In August 2025, the Reserve Bank of India (RBI) sold around USD 7.6 billion in the spot forex market to support the rupee, which was facing depreciation pressure. At the same time, the rupee’s Real Effective Exchange Rate (REER) slipped to about 97.6, indicating undervaluation and improved export competitiveness.
Revision one-liner: RBI sold USD 7.6 billion in August 2025 to curb rupee depreciation.
Understanding the Key Concepts
What is REER (Real Effective Exchange Rate)?
The REER is a weighted index that adjusts the nominal exchange rate for inflation differences with trading partners. A value below 100 generally means the currency is undervalued compared to its base year.
Revision one-liner: REER below 100 signals a relatively undervalued currency.
Why Does RBI Sell Dollars?
The RBI sells dollars to:
- Prevent excessive volatility in the rupee’s value.
- Reduce sharp depreciation that could increase inflation via costly imports.
- Maintain market stability rather than target a fixed exchange rate.
Revision one-liner: RBI sells dollars to stabilise the rupee and control volatility.
Implications of RBI’s Intervention
For Exports and Imports
An undervalued rupee makes Indian exports more competitive but increases the cost of imports, especially crude oil, which can push inflation higher.
Revision one-liner: A weaker rupee helps exports but raises import costs and inflation.
For Forex Reserves
Heavy dollar sales reduce RBI’s forex reserves if sustained. This can cause concerns over long-term reserve adequacy and investor sentiment.

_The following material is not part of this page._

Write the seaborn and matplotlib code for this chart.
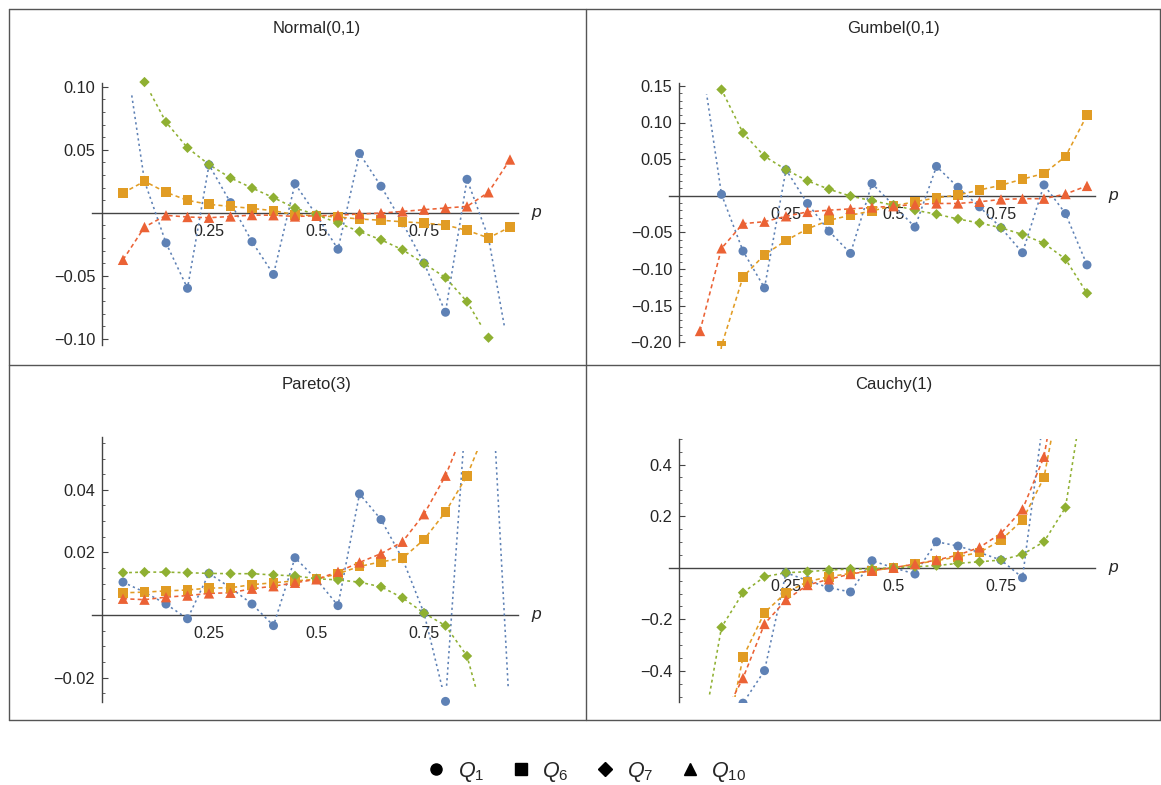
import numpy as np
import pandas as pd
import seaborn as sns
import matplotlib.pyplot as plt
from matplotlib.lines import Line2D
from matplotlib.patches import Rectangle

sns.set_style('white')
plt.rcParams['font.family'] = ['Liberation Sans', 'DejaVu Sans']
plt.rcParams['mathtext.fontset'] = 'custom'
plt.rcParams['mathtext.it'] = 'Liberation Sans:italic'
plt.rcParams['mathtext.rm'] = 'Liberation Sans'

# probabilities p
p = [0.05, 0.10, 0.15, 0.20, 0.25, 0.30, 0.35, 0.40, 0.45, 0.50,
     0.55, 0.60, 0.65, 0.70, 0.75, 0.80, 0.85, 0.90, 0.95]

series = ['Q1', 'Q6', 'Q7', 'Q10']
legend_labels = [r'$Q_{1}$', r'$Q_{6}$', r'$Q_{7}$', r'$Q_{10}$']

# Normal(0,1)
normal_q1 = [0.14, 0.025, -0.024, -0.060, 0.038, 0.008, -0.023, -0.049, 0.023, -0.002,
             -0.029, 0.047, 0.021, -0.008, -0.040, -0.079, 0.0265, -0.020, -0.115]
normal_q6 = [0.0157, 0.0249, 0.0162, 0.0098, 0.0066, 0.0050, 0.0034, 0.0016, -0.0016, -0.0024,
             -0.0034, -0.0050, -0.0060, -0.0072, -0.0082, -0.0098, -0.0140, -0.0200, -0.0114]
normal_q7 = [0.20, 0.1037, 0.0719, 0.0515, 0.0382, 0.0276, 0.0196, 0.0119, 0.0037, -0.0016,
             -0.0082, -0.0149, -0.0215, -0.0294, -0.0403, -0.0515, -0.0706, -0.0992, -0.16]
normal_q10 = [-0.0374, -0.0114, -0.0021, -0.0034, -0.0040, -0.0030, -0.0019, -0.0020, -0.0030, -0.0024,
              -0.0020, -0.0010, -0.0003, 0.0010, 0.0024, 0.0037, 0.0050, 0.0162, 0.0422]

# Gumbel(0,1)
gumbel_q1 = [0.20, 0.0018, -0.0756, -0.126, 0.0355, -0.0106, -0.0484, -0.0788, 0.0166, -0.013,
             -0.0429, 0.040, 0.0115, -0.0152, -0.0438, -0.0779, 0.0147, -0.0244, -0.0945]
gumbel_q6 = [-0.45, -0.205, -0.111, -0.0806, -0.0613, -0.0452, -0.0336, -0.0267, -0.0207, -0.0138,
             -0.0083, -0.0028, 0.0009, 0.0078, 0.0143, 0.0226, 0.0304, 0.0535, 0.110]
gumbel_q7 = [0.25, 0.145, 0.0857, 0.0539, 0.0355, 0.0203, 0.0088, -0.0005, -0.0069, -0.0129,
             -0.0198, -0.0253, -0.0318, -0.0373, -0.0438, -0.053, -0.065, -0.0866, -0.1332]
gumbel_q10 = [-0.1848, -0.0719, -0.0382, -0.0355, -0.0281, -0.0221, -0.0198, -0.018, -0.0161, -0.0143,
              -0.012, -0.0106, -0.0106, -0.0083, -0.0051, -0.0041, -0.0041, 0.0023, 0.0134]

# Pareto(3)
pareto_q1 = [0.0105, 0.0073, 0.0035, -0.0012, 0.0133, 0.0087, 0.0035, -0.0034, 0.0183, 0.0114,
             0.0030, 0.0387, 0.0305, 0.0180, 0.0006, -0.0276, 0.070, 0.095, -0.034]
pareto_q6 = [0.0071, 0.0073, 0.0077, 0.0080, 0.0086, 0.0087, 0.0097, 0.0103, 0.0109, 0.0114,
             0.0132, 0.0155, 0.0170, 0.0181, 0.0241, 0.0329, 0.0445, 0.0613, 0.090]
pareto_q7 = [0.0135, 0.0137, 0.0137, 0.0135, 0.0133, 0.0132, 0.0132, 0.0128, 0.0125, 0.0116,
             0.0112, 0.0105, 0.0090, 0.0055, 0.0006, -0.0034, -0.0131, -0.038, -0.07]
pareto_q10 = [0.0052, 0.0049, 0.0057, 0.0062, 0.0069, 0.0071, 0.0084, 0.0092, 0.0103, 0.0114,
              0.0138, 0.0168, 0.0196, 0.0234, 0.0322, 0.0445, 0.0614, 0.09, 0.13]

# Cauchy(1)
cauchy_q1 = [-3.0, -1.0, -0.525, -0.399, -0.0194, -0.050, -0.0774, -0.094, 0.027, 0.0,
             -0.0245, 0.1006, 0.0839, 0.059, 0.0297, -0.0387, 0.60, 1.5, 3.0]
cauchy_q6 = [-2.0, -0.76, -0.347, -0.174, -0.0968, -0.054, -0.0348, -0.022, -0.0116, 0.0,
             0.0142, 0.027, 0.0426, 0.059, 0.107, 0.1845, 0.3497, 0.79, 2.0]
cauchy_q7 = [-0.70, -0.231, -0.0968, -0.0348, -0.0194, -0.0155, -0.009, -0.005, -0.005, 0.0,
             0.004, 0.008, 0.0168, 0.023, 0.0297, 0.0516, 0.1006, 0.2335, 0.76]
cauchy_q10 = [-1.5, -0.59, -0.428, -0.218, -0.125, -0.067, -0.045, -0.0245, -0.0116, 0.0,
              0.0142, 0.0297, 0.049, 0.0787, 0.133, 0.226, 0.43, 0.91, 2.5]

colors = {'Q1': '#5E81B5', 'Q6': '#E19C24', 'Q7': '#8FB032', 'Q10': '#EB6235'}
markers = {'Q1': 'o', 'Q6': 's', 'Q7': 'D', 'Q10': '^'}
sizes = {'Q1': 42, 'Q6': 50, 'Q7': 28, 'Q10': 56}
dashes = {'Q1': (1.4, 2.0), 'Q6': (2.6, 2.0), 'Q7': (1.8, 2.0), 'Q10': (2.6, 2.0)}

panels = [
    dict(title='Normal(0,1)', vals=[normal_q1, normal_q6, normal_q7, normal_q10],
         origin=(101.5, 212.7), sy=1260, ylim=(-0.108, 0.108), spine=(-0.105, 0.103),
         clip=(-0.091, 0.095), major=[-0.10, -0.05, 0.05, 0.10],
         labels=['\u22120.10', '\u22120.05', '0.05', '0.10'], minor=0.01, title_y=28),
    dict(title='Gumbel(0,1)', vals=[gumbel_q1, gumbel_q6, gumbel_q7, gumbel_q10],
         origin=(678.5, 195.7), sy=732, ylim=(-0.205, 0.158), spine=(-0.205, 0.1535),
         clip=(-0.21, 0.139), major=[-0.20, -0.15, -0.10, -0.05, 0.05, 0.10, 0.15],
         labels=['\u22120.20', '\u22120.15', '\u22120.10', '\u22120.05', '0.05', '0.10', '0.15'],
         minor=0.01, title_y=28),
    dict(title='Pareto(3)', vals=[pareto_q1, pareto_q6, pareto_q7, pareto_q10],
         origin=(101.5, 615.0), sy=3130, ylim=(-0.030, 0.059), spine=(-0.0278, 0.057),
         clip=(-0.023, 0.0525), major=[-0.02, 0.02, 0.04],
         labels=['\u22120.02', '0.02', '0.04'], minor=0.005, title_y=385),
    dict(title='Cauchy(1)', vals=[cauchy_q1, cauchy_q6, cauchy_q7, cauchy_q10],
         origin=(678.5, 567.7), sy=258, ylim=(-0.525, 0.52), spine=(-0.519, 0.50),
         clip=(-0.50, 0.50), major=[-0.4, -0.2, 0.2, 0.4],
         labels=['\u22120.4', '\u22120.2', '0.2', '0.4'], minor=0.05, title_y=385),
]

W, H = 1161, 785
SX = 430
xlim = (-0.021, 0.968)
axis_col = '#444444'

fig = plt.figure(figsize=(W / 100, H / 100), dpi=100)

for pn in panels:
    ox, oy = pn['origin']
    left = ox + SX * xlim[0]
    right = ox + SX * xlim[1]
    top = oy - pn['sy'] * pn['ylim'][1]
    bottom = oy - pn['sy'] * pn['ylim'][0]
    ax = fig.add_axes([left / W, 1 - bottom / H, (right - left) / W, (bottom - top) / H])
    ax.set_facecolor('none')

    df = pd.DataFrame({
        'p': p * 4,
        'value': sum(pn['vals'], []),
        'series': [s for s in series for _ in p],
    })

    sns.lineplot(data=df, x='p', y='value', hue='series', style='series',
                 hue_order=series, style_order=series, palette=colors, dashes=dashes,
                 linewidth=1.15, errorbar=None, legend=False, ax=ax)
    clip_rect = Rectangle((xlim[0], pn['clip'][0]), xlim[1] - xlim[0],
                          pn['clip'][1] - pn['clip'][0], transform=ax.transData)
    for ln in ax.lines:
        ln.set_clip_path(clip_rect)

    sns.scatterplot(data=df, x='p', y='value', hue='series', style='series', size='series',
                    hue_order=series, style_order=series, size_order=series,
                    palette=colors, markers=markers, sizes=sizes,
                    edgecolor='none', linewidth=0, legend=False, ax=ax, zorder=3)

    ax.set_xlim(*xlim)
    ax.set_ylim(*pn['ylim'])
    ax.set_xlabel('')
    ax.set_ylabel('')

    for side in ['top', 'right']:
        ax.spines[side].set_visible(False)
    ax.spines['bottom'].set_position(('data', 0))
    ax.spines['left'].set_position(('data', 0))
    ax.spines['left'].set_bounds(*pn['spine'])
    for side in ['bottom', 'left']:
        ax.spines[side].set_color(axis_col)
        ax.spines[side].set_linewidth(1.0)
        ax.spines[side].set_zorder(1)

    ax.set_xticks([0.25, 0.5, 0.75], ['0.25', '0.5', '0.75'])
    ax.set_yticks(pn['major'], pn['labels'])
    lo, hi = pn['spine']
    step = pn['minor']
    minor = [t for t in np.round(np.arange(np.ceil(lo / step) * step, hi + 1e-9, step), 4)
             if abs(t) > 1e-9]
    ax.set_yticks(minor, minor=True)
    ax.tick_params(axis='x', which='major', direction='in', length=4, width=0.8,
                   color=axis_col, pad=8, labelsize=11.5)
    ax.tick_params(axis='y', which='major', direction='in', length=4, width=0.8,
                   color=axis_col, pad=4.5, labelsize=11.8, left=True)
    ax.tick_params(axis='y', which='minor', direction='in', length=2, width=0.6,
                   color=axis_col, left=True)

    ax.text(1.012, 0, 'p', fontsize=12.5, fontstyle='italic', ha='center', va='center',
            transform=ax.transData, clip_on=False)
    fig.text((ox + SX * 0.5) / W, 1 - pn['title_y'] / H, pn['title'],
             fontsize=12, ha='center', va='center')

# panel frame
frame = [((8.5, 8.5), (1159.5, 8.5)), ((8.5, 720), (1159.5, 720)), ((8.5, 365), (1159.5, 365)),
         ((8.5, 8.5), (8.5, 720)), ((1159.5, 8.5), (1159.5, 720)), ((586, 8.5), (586, 720))]
for (x0, y0), (x1, y1) in frame:
    fig.add_artist(Line2D([x0 / W, x1 / W], [1 - y0 / H, 1 - y1 / H],
                          color='#555555', linewidth=1.0, transform=fig.transFigure))

handles = [Line2D([], [], linestyle='none', marker=markers[s], color='black',
                  markersize=8 if s != 'Q7' else 7) for s in series]
fig.legend(handles, legend_labels, loc='center', bbox_to_anchor=(587 / W, 1 - 772 / H),
           ncol=4, frameon=False, fontsize=15.5, handlelength=0.8, handletextpad=0.6,
           columnspacing=1.3)

plt.savefig('out.png', dpi=100)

Revision one-liner: Large interventions can strain forex reserves and market confidence.
For Monetary Policy
A volatile rupee complicates inflation management and external debt repayment, making RBI’s task of ensuring macroeconomic stability more challenging.
Revision one-liner: Exchange-rate swings complicate inflation and debt management.

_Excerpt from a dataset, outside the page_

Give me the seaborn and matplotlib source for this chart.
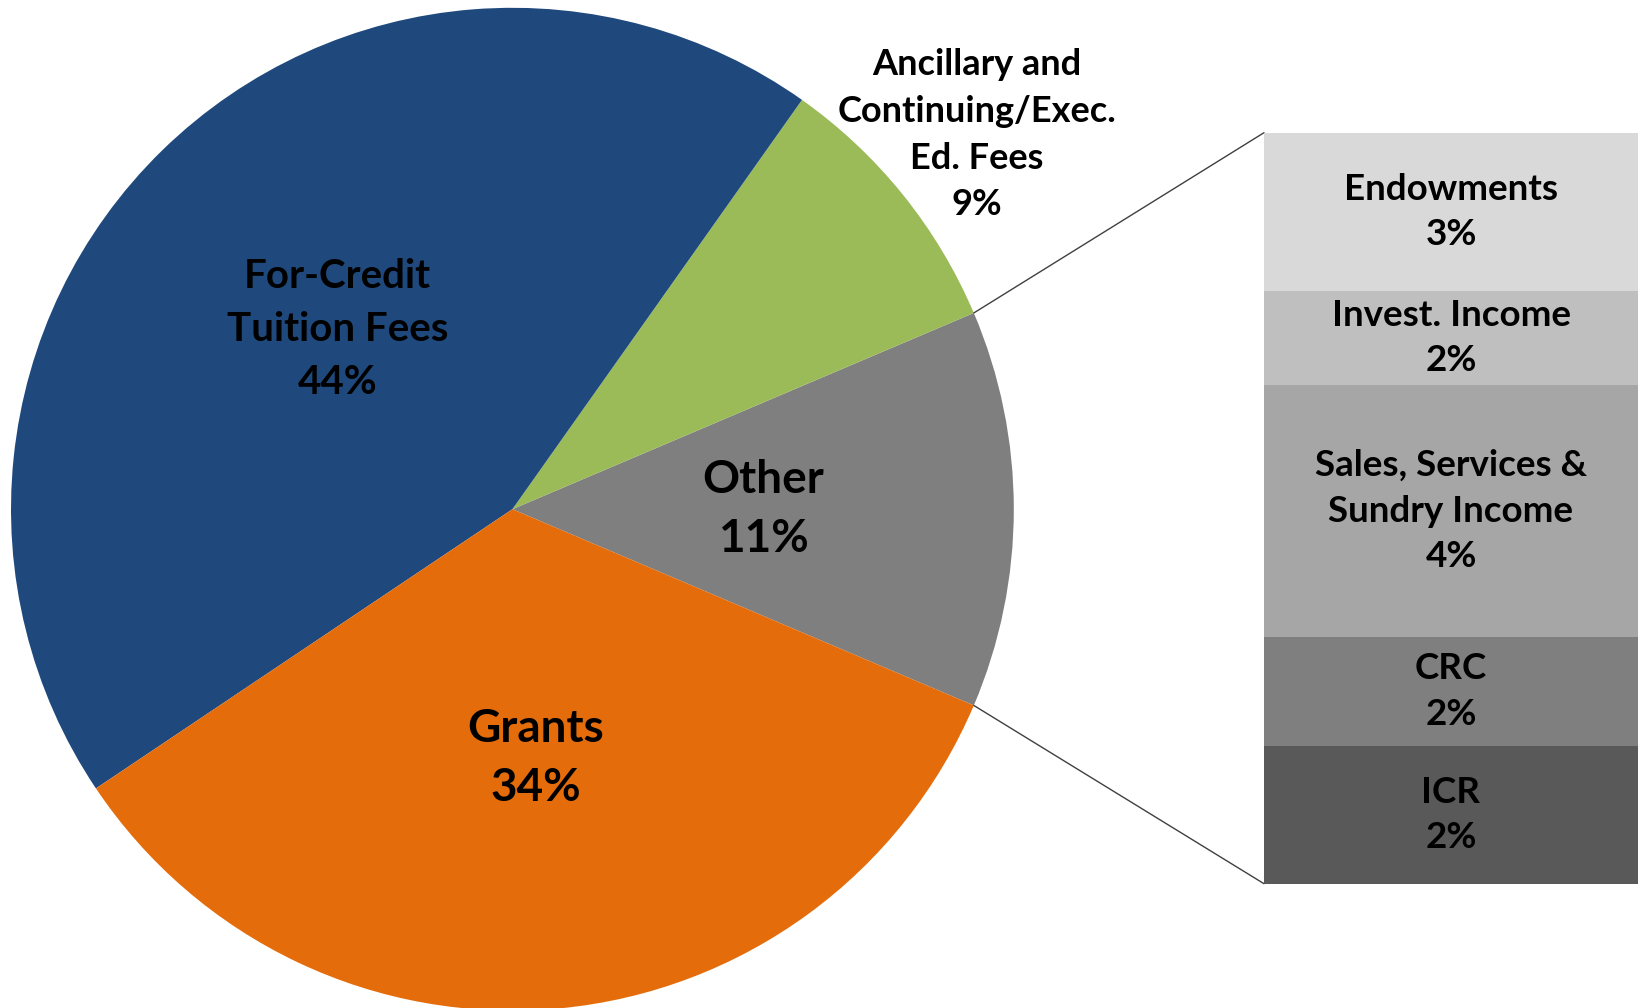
import numpy as np
import pandas as pd
import matplotlib
matplotlib.use("Agg")
import matplotlib.pyplot as plt
import seaborn as sns

# ---- data ----
pie_labels = ["Other", "Ancillary and\nContinuing/Exec.\nEd. Fees", "For-Credit\nTuition Fees", "Grants"]
pie_values = [12.8, 8.8, 44.2, 34.2]
pie_pct = ["11%", "9%", "44%", "34%"]
pie_colors = ["#7F7F7F", "#9BBB59", "#1F497D", "#E46C0A"]

sub_labels = ["Endowments", "Invest. Income", "Sales, Services &\nSundry Income", "CRC", "ICR"]
sub_values = [2.7, 1.6, 4.3, 1.85, 2.35]
sub_pct = ["3%", "2%", "4%", "2%", "2%"]
sub_colors = ["#D9D9D9", "#BFBFBF", "#A6A6A6", "#7F7F7F", "#595959"]

sns.set_theme(style="white")
plt.rcParams['font.family'] = ['Lato', 'DejaVu Sans']

W, H = 1638, 1008
fig = plt.figure(figsize=(W / 100, H / 100), dpi=100)
ax = fig.add_axes([0, 0, 1, 1])

cx, cy, R = 512.4, H - 509.2, 501.4
start = -pie_values[0] / sum(pie_values) * 360 / 2
wedges, _ = ax.pie(pie_values, colors=pie_colors, startangle=start,
                   center=(cx, cy), radius=R, counterclock=True,
                   wedgeprops=dict(linewidth=0, antialiased=True))
ax.set_xlim(0, W)
ax.set_ylim(0, H)
ax.set_aspect('equal')
ax.axis('off')

label_r = [0.50, 1.19, 0.50, 0.50]
label_fs = [33, 26, 29, 33]
label_ls = [1.50, 1.51, 1.53, 1.50]
for w, lab, pct, r, fs, ls in zip(wedges, pie_labels, pie_pct, label_r, label_fs, label_ls):
    ang = np.deg2rad((w.theta1 + w.theta2) / 2)
    x = cx + r * R * np.cos(ang)
    y = cy + r * R * np.sin(ang)
    ax.text(x, y, f"{lab}\n{pct}", ha='center', va='center', fontsize=fs,
            fontweight='bold', color='black', linespacing=ls)

# ---- bar of "Other" ----
bx0, bx1 = 1264, W
by_top, by_bot = H - 132.7, H - 883.7
bax = fig.add_axes([bx0 / W, by_bot / H, (bx1 - bx0) / W, (by_top - by_bot) / H])
total = sum(sub_values)
# stack from bottom (last item) to top (first item)
rev_vals = sub_values[::-1]
rev_cols = sub_colors[::-1]
cum = np.cumsum(rev_vals)
order = np.argsort(-cum)
for i in order:
    df = pd.DataFrame({"grp": ["Other"], "val": [cum[i]]})
    sns.barplot(data=df, x="grp", y="val", color=rev_cols[i], saturation=1,
                width=1.0, errorbar=None, ax=bax, linewidth=0)
bax.set_xlim(-0.5, 0.5)
bax.set_ylim(0, total)
bax.axis('off')

bottoms = np.concatenate([[0], cum[:-1]])
rev_labels = sub_labels[::-1]
rev_pct = sub_pct[::-1]
for b, v, lab, pct in zip(bottoms, rev_vals, rev_labels, rev_pct):
    bax.text(0, b + v / 2, f"{lab}\n{pct}", ha='center', va='center', fontsize=26.5,
             fontweight='bold', color='black', linespacing=1.46)

# connector lines
other = wedges[0]
for th, by in [(other.theta2, by_top), (other.theta1, by_bot)]:
    a = np.deg2rad(th)
    ax.plot([cx + R * np.cos(a), bx0], [cy + R * np.sin(a), by], color='#404040', lw=1.0)

fig.savefig("out.png", dpi=100)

Factors Driving Rupee Pressure
- Rising import demand increasing dollar outflows.
- Capital outflows due to global uncertainties.
- Inflation differentials with trading partners influencing REER.
Revision one-liner: Import demand, capital outflows, and inflation drive rupee weakness.
Why It Matters for Exams
This case study highlights:
- RBI’s role in forex intervention and exchange rate stability.
- The importance of REER and NEER in external sector analysis.
- Links between currency, inflation, trade competitiveness, and reserves.
Revision one-liner: RBI’s forex moves connect currency policy with inflation and trade.
Exam-Relevant Summary (Pointers)
- RBI sold USD 7.6 billion in August 2025 to defend the rupee.
- Rupee’s REER slipped to 97.6, showing undervaluation.
- A cheaper rupee boosts exports but raises import and inflation risks.
- Continuous interventions could drain forex reserves.
- Exchange rate management is tied to inflation control and economic stability.
- Key topics: RBI intervention, forex reserves, REER/NEER, trade competitiveness.